Yes. Anyone who talks about the nation as being great – watch out! You want people to run your country who sort of limp along, have no actual opinions or values. Or personal character of any kind.

If you get someone with a strong personality who believes in doing good things, you’re in for trouble.

It’s the last step before the gas chambers.

But who else is Trump like, you ask?

Well, Bane, of course.

Or, if you prefer pop culture, think of Bane, the would-be dictator of Gotham in Batman, who promises an end to democratic corruption, weakness and loss of civic pride. He sought a revolution against the prevailing elites in order to gain total power unto himself.

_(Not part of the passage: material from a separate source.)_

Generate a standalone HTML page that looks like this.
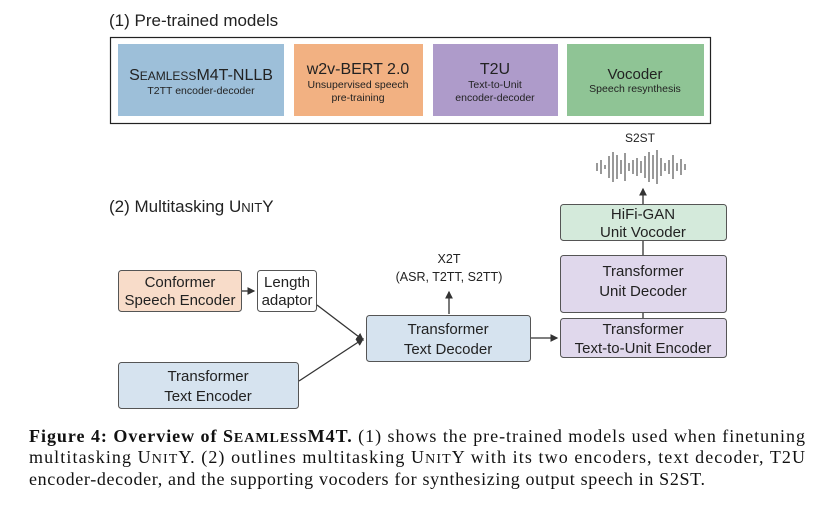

These people are all the same. They purport to be populists, while loathing the decisions people actually make in the marketplace (such as buying Chinese goods or hiring Mexican employees).

Yes. I remember the scene where Bane strangled a man for hiring illegal Mexicans.

"When you see factories producing goods in your own country, White people working at these factories - then you have my permission to die."
“When you see factories producing goods in your own country, White people working at these factories – then you have my permission to die.”

It is all coming together now.

Donald Trump is an amalgamation of Adolf Hitler and Bane.

Libertarianism, once again, makes an extremely intelligent and moving argument.